En l’occurrence, les membres fondateurs démontraient à cet égard leur présence permanente dans le groupe depuis 1982, le premier comme chanteur soliste et guitariste, le second comme guitariste soliste, l’intervention de l’un deux comme chanteur soliste apparaissant marginale, ne concernant que 14 titres répartis sur 6 albums, alors que les ‘Gipsy Kings’ comptent 14 albums comprenant chacun une quinzaine de titres. En outre, si certaines chansons ont été écrites et composées par plusieurs membres du groupe – les fondateurs ont la qualité d’auteurs-compositeurs de la plupart des titres du groupe, notamment de l’album Savor Flamenco ayant obtenu en 2014 le Grammy Awards du meilleur album de musique du monde (ex-aequo), ce qui leur assure, un rôle prépondérant dans l’activité créatrice du groupe et une visibilité accrue auprès du public (preuve par affiches de concert, couvertures d’albums, articles de presse …).

A l’opposé, les autres membres, après la séparation du groupe, ont cessé toute prestation sous le nom ‘Gipsy Kings’, poursuivant leur carrière d’interprètes au sein d’autres formations – ’Gipsy nouveau’, ‘Gipsy Royale’ … –  sans émettre pendant plus de deux ans la moindre protestation à l’égard des fondateurs sous la dénomination collective ni revendiquer l’usage de cette dénomination à leur profit.  

Mise en cause nécessaire  

Néanmoins, les juges ont déclaré irrecevable la demande des membres fondateurs tendant à se voir attribuer l’usage exclusif de la dénomination indivise ‘Gipsy Kings’, faute d’avoir appelé en la cause les autres membres du groupe, lesquels ne peuvent être considérés comme ayant renoncé à leurs droits sur cette dénomination, même s’il est justifié qu’ils se consacrent à des projets artistiques personnels depuis 2014 sous d’autres dénominations.

Droits des indivisaires  

En effet, une telle demande en justice, qui pourrait aboutir à priver les indivisaires qui ne sont pas dans la cause de leurs droits éventuels sur la dénomination indivise, ne peut être considérée comme un acte relevant de l’exploitation normale de cette dénomination indivise ne nécessitant pas le consentement de tous les indivisaires, en application de l’avant dernier alinéa de l’article 815-3 du code civil : « le consentement de tous les indivisaires est requis pour effectuer tout acte qui ne ressortit pas à l’exploitation normale des biens indivis et pour effectuer tout acte de disposition autre que ceux visés au 3° [3° Vendre les meubles indivis pour payer les dettes et charges de l’indivision] »

Il résulte également de l’article 815-9 du code civil qu’en cas de désaccord entre les co-indivisaires, il revient au juge de régler l’exercice des droits des intéressés.
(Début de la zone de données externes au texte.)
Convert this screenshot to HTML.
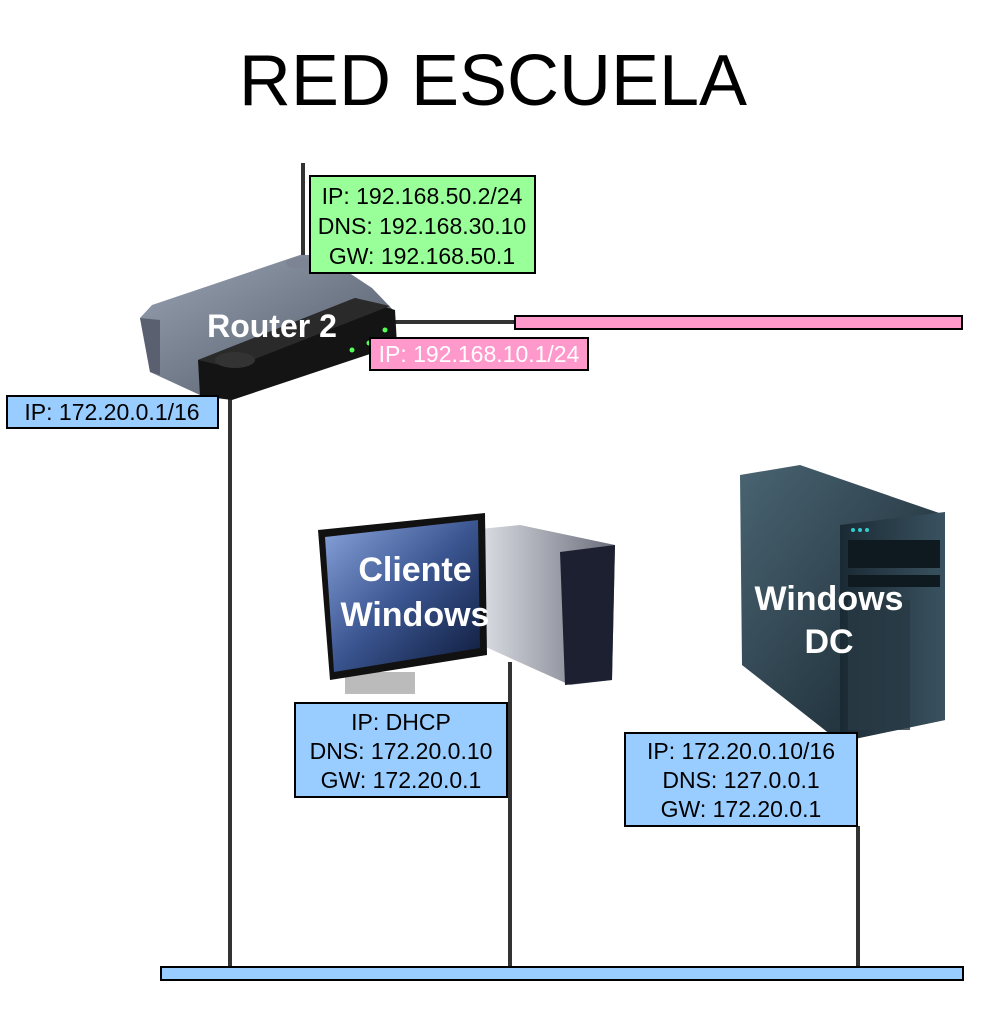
<!DOCTYPE html>
<html><head><meta charset="utf-8"><style>
html,body{margin:0;padding:0;background:#fff;}
svg{display:block;}
text{font-family:"Liberation Sans",Arial,sans-serif;}
</style></head><body>
<svg width="1006" height="1020" viewBox="0 0 1006 1020" xmlns="http://www.w3.org/2000/svg">
<defs>
<linearGradient id="rg" x1="0" y1="0" x2="1" y2="1"><stop offset="0" stop-color="#9aa4b4"/><stop offset="1" stop-color="#4e5664"/></linearGradient>
<linearGradient id="scr" x1="0" y1="0" x2="1" y2="1"><stop offset="0" stop-color="#8aa4dc"/><stop offset="0.5" stop-color="#3a5590"/><stop offset="1" stop-color="#0e1a3a"/></linearGradient>
<linearGradient id="tw" x1="0" y1="0" x2="1" y2="0"><stop offset="0" stop-color="#e4e6ec"/><stop offset="1" stop-color="#6a6e7a"/></linearGradient>
<linearGradient id="sv" x1="0" y1="0" x2="1" y2="1"><stop offset="0" stop-color="#4a6472"/><stop offset="1" stop-color="#14232c"/></linearGradient>
<linearGradient id="sv2" x1="0" y1="0" x2="1" y2="0"><stop offset="0" stop-color="#1a2a34"/><stop offset="1" stop-color="#3a5260"/></linearGradient>
</defs>

<text x="493" y="105" font-size="72" text-anchor="middle" fill="#000">RED ESCUELA</text>

<g stroke="#333" stroke-width="4">
<line x1="303" y1="163" x2="303" y2="260"/>
<line x1="380" y1="322" x2="516" y2="322"/>
<line x1="230" y1="395" x2="230" y2="967"/>
<line x1="510" y1="662" x2="510" y2="967"/>
<line x1="858" y1="826" x2="858" y2="967"/>
</g>

<polygon points="140,318 152,305 300,255 322,255 372,288 395,312 230,372 200,395 150,372" fill="url(#rg)"/>
<polygon points="140,318 150,372 160,375 160,320" fill="#5a6070"/>
<polygon points="198,360 355,298 395,310 397,345 232,400 200,396" fill="#141414"/>
<polygon points="198,360 355,298 390,306 232,368" fill="#2a2a2a"/>
<ellipse cx="235" cy="360" rx="20" ry="8" fill="#333"/>
<ellipse cx="300" cy="263" rx="14" ry="6" fill="#7d8594"/>
<circle cx="352" cy="350" r="2.5" fill="#5f5"/><circle cx="369" cy="343" r="2.5" fill="#5f5"/><circle cx="385" cy="330" r="2.5" fill="#5f5"/>
<text x="272" y="337" font-size="32" font-weight="bold" fill="#fff" text-anchor="middle">Router 2</text>

<rect x="310" y="176" width="225" height="97" fill="#99ff99" stroke="#000" stroke-width="2"/>
<text x="422" y="204" font-size="23" text-anchor="middle">IP: 192.168.50.2/24</text>
<text x="422" y="234" font-size="23" text-anchor="middle">DNS: 192.168.30.10</text>
<text x="422" y="264" font-size="23" text-anchor="middle">GW: 192.168.50.1</text>

<rect x="515" y="316" width="447" height="13" fill="#ff99cc" stroke="#000" stroke-width="2"/>
<rect x="370" y="338" width="218" height="32" fill="#ff99cc" stroke="#000" stroke-width="2"/>
<text x="479" y="362" font-size="23" text-anchor="middle" fill="#fff">IP: 192.168.10.1/24</text>

<rect x="7" y="396" width="211" height="32" fill="#99ccff" stroke="#000" stroke-width="2"/>
<text x="112" y="420" font-size="23" text-anchor="middle">IP: 172.20.0.1/16</text>

<polygon points="470,530 520,525 615,545 612,680 570,685 470,640" fill="url(#tw)"/>
<polygon points="560,552 615,545 612,680 565,685" fill="#1c2030"/>
<rect x="345" y="672" width="70" height="22" fill="#bbb"/>
<polygon points="318,530 485,513 487,655 330,680" fill="#111"/>
<polygon points="325,537 478,520 480,648 334,672" fill="url(#scr)"/>
<text x="415" y="581" font-size="34" font-weight="bold" fill="#fff" text-anchor="middle">Cliente</text>
<text x="415" y="626" font-size="34" font-weight="bold" fill="#fff" text-anchor="middle">Windows</text>

<polygon points="740,475 800,465 945,515 945,720 840,742 742,665" fill="url(#sv)"/>
<polygon points="840,525 945,512 945,720 840,742" fill="url(#sv2)"/>
<rect x="848" y="540" width="92" height="28" fill="#0e1a20"/>
<rect x="848" y="575" width="92" height="12" fill="#0e1a20"/>
<rect x="848" y="600" width="62" height="130" fill="#283a44" opacity="0.8"/>
<circle cx="853" cy="530" r="2" fill="#3cc"/><circle cx="860" cy="530" r="2" fill="#3cc"/><circle cx="867" cy="530" r="2" fill="#3cc"/>
<text x="829" y="610" font-size="34" font-weight="bold" fill="#fff" text-anchor="middle">Windows</text>
<text x="829" y="653" font-size="34" font-weight="bold" fill="#fff" text-anchor="middle">DC</text>

<rect x="295" y="703" width="212" height="94" fill="#99ccff" stroke="#000" stroke-width="2"/>
<text x="401" y="730" font-size="23" text-anchor="middle">IP: DHCP</text>
<text x="401" y="759" font-size="23" text-anchor="middle">DNS: 172.20.0.10</text>
<text x="401" y="788" font-size="23" text-anchor="middle">GW: 172.20.0.1</text>

<rect x="625" y="733" width="232" height="93" fill="#99ccff" stroke="#000" stroke-width="2"/>
<text x="741" y="759" font-size="23" text-anchor="middle">IP: 172.20.0.10/16</text>
<text x="741" y="788" font-size="23" text-anchor="middle">DNS: 127.0.0.1</text>
<text x="741" y="817" font-size="23" text-anchor="middle">GW: 172.20.0.1</text>

<rect x="161" y="967" width="802" height="13" fill="#99ccff" stroke="#000" stroke-width="2"/>
</svg>
</body></html>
En l’occurrence, la dénomination collective de l’ensemble d’un groupe de musiciens est la propriété indivise des membres du groupe et à défaut d’accord entre les co-indivisaires sur l’usage du nom indivis par chacun dans la mesure compatible avec le droit des autres, l’exercice de ce droit indivis doit être réglé par le juge au profit de ceux qui assurent la permanence du projet artistique.